Al iniciar mi bregar en Trabajadores, ya Renato gozaba de una bien ganada fama desde la fundación de nuestro periódico, y la primera impresión que de él recuerdo fue la que a diario ofrecían los obreros del taller de linotipos: “¡Qué maravilla los originales de Renato! ¡Llegan sin un solo arreglo, limpiecitos!”

Claro, él sí les había hecho muchos arreglos, pero todos frente a su máquina de escribir, mientras redactaba, porque una vez terminada, difícilmente su cuartilla requería alguna tachadura.

Un día le vimos alejarse de encomios y placeres, y creímos que se jubilaba, entre otras cosas, para fumar a su gusto y no escuchar las diatribas de sus compañeros de labor; pero lejos estábamos de la verdad: él y la Maga —su otro él— decidieron que su tiempo todo sería al cuidado ilimitado de la madre casi centenaria.

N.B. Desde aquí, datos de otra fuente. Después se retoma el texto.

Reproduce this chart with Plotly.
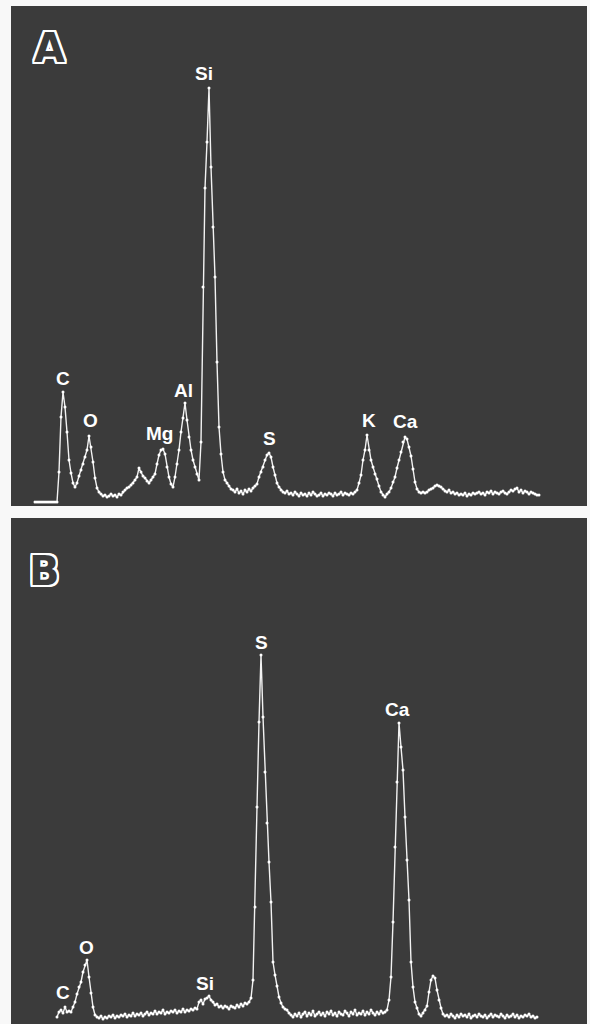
import plotly.graph_objects as go

# ---------------- data (counts per 0.02 keV channel) ----------------
CHANNEL_KEV = 0.02

# Panel A: channels 0..252
A_counts = [
    0, 0, 0, 0, 0, 0, 0, 0, 0, 0,
    0, 0, 30, 85, 110, 95, 70, 42, 29, 19,
    15, 19, 26, 32, 38, 45, 52, 66, 55, 40,
    24, 14, 10, 8, 6, 7, 5, 6, 8, 6,
    7, 5, 8, 7, 10, 12, 14, 15, 17, 19,
    22, 25, 34, 30, 26, 24, 21, 19, 22, 25,
    28, 38, 47, 52, 53, 48, 35, 25, 18, 15,
    25, 38, 52, 70, 84, 99, 82, 65, 52, 42,
    35, 28, 22, 60, 215, 314, 360, 414, 335, 275,
    225, 140, 75, 48, 30, 22, 19, 16, 13, 12,
    10, 13, 9, 11, 8, 12, 10, 13, 11, 14,
    16, 18, 25, 30, 35, 42, 47, 49, 45, 35,
    27, 19, 15, 12, 10, 9, 11, 8, 9, 7,
    10, 8, 6, 9, 7, 8, 6, 9, 7, 10,
    8, 6, 7, 9, 6, 8, 7, 9, 8, 6,
    9, 7, 8, 10, 7, 9, 8, 7, 9, 8,
    10, 12, 19, 27, 42, 52, 67, 52, 42, 35,
    28, 23, 16, 10, 7, 5, 8, 10, 14, 20,
    25, 34, 42, 50, 60, 65, 63, 55, 46, 33,
    20, 13, 10, 9, 10, 9, 10, 12, 13, 14,
    16, 17, 16, 15, 13, 11, 10, 12, 9, 10,
    8, 9, 7, 8, 7, 9, 6, 8, 7, 9,
    8, 9, 10, 8, 9, 7, 10, 9, 11, 8,
    10, 9, 8, 10, 11, 9, 8, 10, 12, 11,
    13, 14, 10, 12, 9, 11, 10, 8, 10, 9,
    8, 7, 7,
]
A_first_channel = 0

# Panel B: channels 11..251
B_counts = [
    5, 10, 12, 9, 15, 10, 11, 10, 15, 20,            # 11-20
    28, 35, 40, 50, 57, 62, 45, 29, 15, 7, 5, 4,     # 21-32
    6, 3, 5, 4, 6, 5, 7, 4, 6, 5,                    # 33-42
    7, 6, 8, 5, 7, 6, 9, 6, 8, 7,                    # 43-52
    9, 6, 8, 10, 7, 9, 8, 11, 8, 10,                 # 53-62
    9, 12, 8, 10, 9, 11, 10, 12, 9, 11,              # 63-72
    10, 13, 10, 12, 11, 13, 12, 14,                  # 73-80
    13, 20, 22, 18, 23, 24, 26, 22, 20, 17,          # 81-90
    18, 15, 16, 14, 16, 15, 13, 16, 15, 14,          # 91-100
    17, 15, 18, 16, 19, 18, 20, 24, 42, 115,         # 101-110
    215, 300, 367, 305, 250, 199, 160, 120, 60, 47,  # 111-120
    36, 25, 19, 15, 13, 12, 9, 7, 5,                 # 121-129
    8, 6, 9, 5, 8, 10, 6, 9, 7, 11,                  # 130-139
    6, 8, 10, 7, 9, 6, 10, 8, 11, 7,                 # 140-149
    9, 6, 10, 8, 7, 11, 9, 6, 10, 8,                 # 150-159
    12, 7, 9, 8, 11, 7, 10, 8, 12, 9,                # 160-169
    7, 10, 8, 11, 9, 10,                             # 170-175
    12, 22, 45, 100, 175, 240, 299, 275, 252, 205,   # 176-185
    162, 122, 60, 35, 20, 14, 8, 6, 9, 12,           # 186-195
    16, 30, 42, 46, 44, 32, 22, 14, 8, 6,            # 196-205
    7, 5, 8, 6, 4, 7, 5, 8, 6, 7,                    # 206-215
    5, 8, 4, 6, 7, 5, 8, 6, 5, 7,                    # 216-225
    4, 6, 8, 5, 7, 6, 5, 8, 6, 4,                    # 226-235
    7, 5, 6, 8, 5, 7, 4, 6, 5, 7,                    # 236-245
    6, 8, 5, 6, 4, 5,                                # 246-251
]
B_first_channel = 11

assert len(A_counts) == 253, len(A_counts)
assert len(B_counts) == 241, len(B_counts)

A_energy = [round((A_first_channel + i) * CHANNEL_KEV, 3) for i in range(len(A_counts))]
B_energy = [round((B_first_channel + i) * CHANNEL_KEV, 3) for i in range(len(B_counts))]

# element labels (text, keV, counts)
A_labels = ["C", "O", "Mg", "Al", "Si", "S", "K", "Ca"]
A_label_kev = [0.28, 0.55, 1.24, 1.48, 1.69, 2.34, 3.34, 3.70]
A_label_cnt = [124, 82, 69, 112, 429, 64, 82, 81]

B_labels = ["C", "O", "Si", "S", "Ca"]
B_label_kev = [0.28, 0.51, 1.70, 2.26, 3.62]
B_label_cnt = [30, 75, 39, 380, 313]

panel_letters = ["A", "B"]

# ---------------- figure ----------------
W, H = 590, 1024
BG = "#3b3b3b"
LINE = "#f2f2f2"

fig = go.Figure()
fig.add_trace(go.Scatter(
    x=A_energy, y=A_counts, mode="lines+markers",
    line=dict(color=LINE, width=1.4), marker=dict(size=3, color="#ffffff"),
    xaxis="x", yaxis="y", showlegend=False, hoverinfo="skip"))
fig.add_trace(go.Scatter(
    x=B_energy, y=B_counts, mode="lines+markers",
    line=dict(color=LINE, width=1.4), marker=dict(size=3, color="#ffffff"),
    xaxis="x2", yaxis="y2", showlegend=False, hoverinfo="skip"))

def px_x(p):
    return p / W

def px_y(p):
    return 1 - p / H

ax_common = dict(visible=False, showgrid=False, zeroline=False, fixedrange=True)
x_dom = [px_x(11), px_x(587)]
x_rng = [-0.24, 5.52]

annotations = []
label_font = dict(family="Liberation Sans, Arial, sans-serif", size=19, color="#ffffff")
for t, xk, yc in zip(A_labels, A_label_kev, A_label_cnt):
    annotations.append(dict(text="<b>%s</b>" % t, x=xk, y=yc, xref="x", yref="y",
                            showarrow=False, font=label_font,
                            xanchor="center", yanchor="middle"))
for t, xk, yc in zip(B_labels, B_label_kev, B_label_cnt):
    annotations.append(dict(text="<b>%s</b>" % t, x=xk, y=yc, xref="x2", yref="y2",
                            showarrow=False, font=label_font,
                            xanchor="center", yanchor="middle"))

outline = ("2px 0 0 #fff, -2px 0 0 #fff, 0 2px 0 #fff, 0 -2px 0 #fff, "
           "2px 2px 0 #fff, -2px -2px 0 #fff, 2px -2px 0 #fff, -2px 2px 0 #fff, "
           "1px 2px 0 #fff, 2px 1px 0 #fff, -1px -2px 0 #fff, -2px -1px 0 #fff, "
           "1px -2px 0 #fff, -2px 1px 0 #fff, 2px -1px 0 #fff, -1px 2px 0 #fff")
letter_pos = [(49, 48), (44, 571)]
for t, (lx, ly) in zip(panel_letters, letter_pos):
    annotations.append(dict(text="<b>%s</b>" % t, x=px_x(lx), y=px_y(ly),
                            xref="paper", yref="paper", showarrow=False,
                            xanchor="center", yanchor="middle",
                            font=dict(family="DejaVu Sans, sans-serif", size=40,
                                      color=BG, shadow=outline)))

fig.update_layout(
    width=W, height=H,
    margin=dict(l=0, r=0, t=0, b=0),
    paper_bgcolor="#f8f8f8",
    plot_bgcolor=BG,
    xaxis=dict(domain=x_dom, range=x_rng, anchor="y", **ax_common),
    yaxis=dict(domain=[px_y(506), px_y(6)], range=[-4, 496], anchor="x", **ax_common),
    xaxis2=dict(domain=x_dom, range=x_rng, anchor="y2", **ax_common),
    yaxis2=dict(domain=[0, px_y(518)], range=[-2, 504], anchor="x2", **ax_common),
    annotations=annotations,
)

fig.write_html(
    "out.html",
    config={"displayModeBar": False},
    post_script="document.body.style.margin='0';document.body.style.overflow='hidden';",
)
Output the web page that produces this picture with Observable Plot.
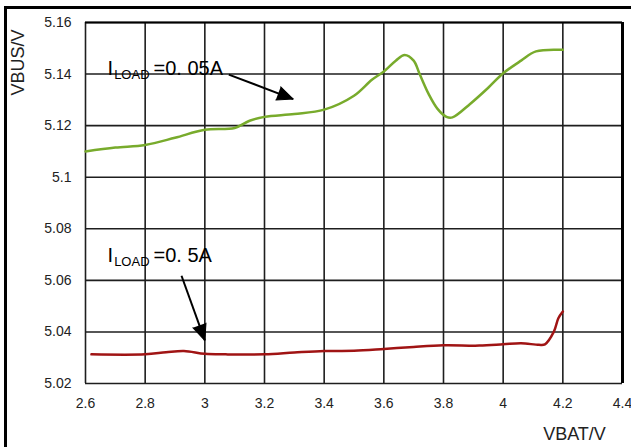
<!DOCTYPE html>
<html><head><meta charset="utf-8">
<script src="https://cdn.jsdelivr.net/npm/d3@7"></script>
<script src="https://cdn.jsdelivr.net/npm/@observablehq/plot@0.6"></script>
<style>
body{margin:0;background:#fff;}
#wrap{position:relative;width:631px;height:447px;overflow:hidden;background:#fff;}
#wrap svg{position:absolute;left:0;top:0;}
#frame{position:absolute;left:4px;top:6px;width:700px;height:500px;border-left:3px solid #000;border-top:3px solid #000;pointer-events:none;}
</style></head><body><div id="wrap"><div id="frame"></div></div>
<script>
// VBAT (V) and VBUS (V)
const vbatGreen = [2.6, 2.7, 2.8, 2.9, 3.0, 3.1, 3.15, 3.2, 3.3, 3.4, 3.5, 3.56, 3.6, 3.64, 3.67, 3.70, 3.72, 3.75, 3.78, 3.81, 3.83, 3.89, 3.95, 4.0, 4.06, 4.11, 4.2];
const vbusGreen = [5.110, 5.1115, 5.1125, 5.1153, 5.1184, 5.1191, 5.1219, 5.1234, 5.1245, 5.1262, 5.1316, 5.1378, 5.1410, 5.1452, 5.1474, 5.1452, 5.1400, 5.1323, 5.1265, 5.1234, 5.1232, 5.1285, 5.1347, 5.1403, 5.1452, 5.1488, 5.1494];
const vbatRed = [2.62, 2.8, 2.87, 2.93, 3.0, 3.07, 3.2, 3.3, 3.4, 3.5, 3.6, 3.7, 3.8, 3.92, 4.0, 4.06, 4.12, 4.14, 4.17, 4.185, 4.2];
const vbusRed = [5.0313, 5.0313, 5.0321, 5.0326, 5.0315, 5.0313, 5.0313, 5.0320, 5.0326, 5.0327, 5.0334, 5.0342, 5.0348, 5.0347, 5.0352, 5.0356, 5.0350, 5.0352, 5.0401, 5.0453, 5.0479];

const xTickValues = [2.6, 2.8, 3.0, 3.2, 3.4, 3.6, 3.8, 4.0, 4.2, 4.4];
const xTickLabels = ["2.6", "2.8", "3", "3.2", "3.4", "3.6", "3.8", "4", "4.2", "4.4"];
const yTickValues = [5.02, 5.04, 5.06, 5.08, 5.10, 5.12, 5.14, 5.16];
const yTickLabels = ["5.02", "5.04", "5.06", "5.08", "5.1", "5.12", "5.14", "5.16"];

const xLabel = "VBAT/V";
const yLabel = "VBUS/V";

const annoText = ["ILOAD=0. 05A", "ILOAD=0. 5A"];
const annoX = [2.674, 2.674];
const annoY = [5.1421, 5.0696];
const arrowX1 = [3.0804, 2.9218];
const arrowY1 = [5.1398, 5.0618];
const arrowX2 = [3.2962, 3.0];
const arrowY2 = [5.1303, 5.0367];

const W = 631, H = 447, ML = 85, MR = 9, MT = 22, MB = 64;
const xDom = [2.6, 4.4], yDom = [5.02, 5.16];
const kx = (W - ML - MR) / (xDom[1] - xDom[0]);
const ky = (H - MT - MB) / (yDom[1] - yDom[0]);

const green = vbatGreen.map((x, i) => ({x, y: vbusGreen[i]}));
const red = vbatRed.map((x, i) => ({x, y: vbusRed[i]}));
const annos = annoText.map((t, i) => ({t, x: annoX[i], y: annoY[i]}));
const arrows = arrowX1.map((x1, i) => ({
  x1, y1: arrowY1[i], x2: arrowX2[i], y2: arrowY2[i],
  rot: Math.atan2((arrowX2[i] - x1) * kx, (arrowY2[i] - arrowY1[i]) * ky) * 180 / Math.PI
}));

const gridColor = "#1e1e1e";
const chart = Plot.plot({
  width: W, height: H,
  marginLeft: ML, marginRight: MR, marginTop: MT, marginBottom: MB,
  style: {fontFamily: "'Liberation Sans', Arial, sans-serif", fontSize: "14px", color: "#222", background: "transparent"},
  x: {domain: xDom, ticks: xTickValues, tickSize: 0, tickPadding: 15,
      tickFormat: d => xTickLabels[xTickValues.findIndex(v => Math.abs(v - d) < 1e-9)], label: null},
  y: {domain: yDom, ticks: yTickValues, tickSize: 0, tickPadding: 14,
      tickFormat: d => yTickLabels[yTickValues.findIndex(v => Math.abs(v - d) < 1e-9)], label: null},
  marks: [
    Plot.ruleX(xTickValues, {stroke: gridColor, strokeWidth: 1.6}),
    Plot.ruleY(yTickValues, {stroke: gridColor, strokeWidth: 1.6}),
    Plot.ruleX([xDom[1]], {stroke: "#000", strokeWidth: 3}),
    Plot.ruleY([yDom[1]], {stroke: "#000", strokeWidth: 2}),
    Plot.line(green, {x: "x", y: "y", stroke: "#78ab2c", strokeWidth: 2.5, curve: "catmull-rom"}),
    Plot.line(red, {x: "x", y: "y", stroke: "#a01414", strokeWidth: 2.5, curve: "catmull-rom"}),
    Plot.link(arrows, {x1: "x1", y1: "y1", x2: "x2", y2: "y2", stroke: "#000", strokeWidth: 2}),
    Plot.vector(arrows, {x: "x2", y: "y2", rotate: "rot", length: 16, r: 7, shape: "spike", anchor: "end", fill: "#000", stroke: "#000", fillOpacity: 1, strokeWidth: 1}),
    Plot.text(annos, {x: "x", y: "y", text: "t", textAnchor: "start", fontSize: 20, fill: "#000"}),
    Plot.text([yLabel], {frameAnchor: "top-left", textAnchor: "middle", lineAnchor: "middle", dx: -67, dy: 40, rotate: -90, fontSize: 18, fill: "#222"}),
    Plot.text([xLabel], {frameAnchor: "bottom-right", textAnchor: "middle", lineAnchor: "middle", dx: -48, dy: 51, fontSize: 18, fill: "#222"})
  ]
});

d3.select(chart).selectAll("text").filter(function () { return annoText.includes(this.textContent); })
  .each(function () {
    const t = this.textContent;
    const sel = d3.select(this);
    sel.text(null);
    sel.append("tspan").text(t.slice(0, 1));
    sel.append("tspan").style("font-size", "13px").attr("dx", 1).attr("dy", 4).text(t.slice(1, 5));
    sel.append("tspan").attr("dx", 4).attr("dy", -4).text(t.slice(5));
  });

document.getElementById("wrap").prepend(chart);
</script>
</body></html>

La última vez que nos vimos fue hace solo unos días, durante el homenaje que ofreció la familia periodística a otro compañero lamentablemente fallecido. ¿Quién podría imaginar que no cumpliríamos los compromisos relegados tantas veces y rehechos en innumerables ocasiones? Como siempre, parecía lleno de vida.

Su última lección —¿así era su humor?— fue la de mostrarnos el pasado viernes la mejor manera de ir de la vida a la muerte. El silencio. La calma. Él dormía, no despertó.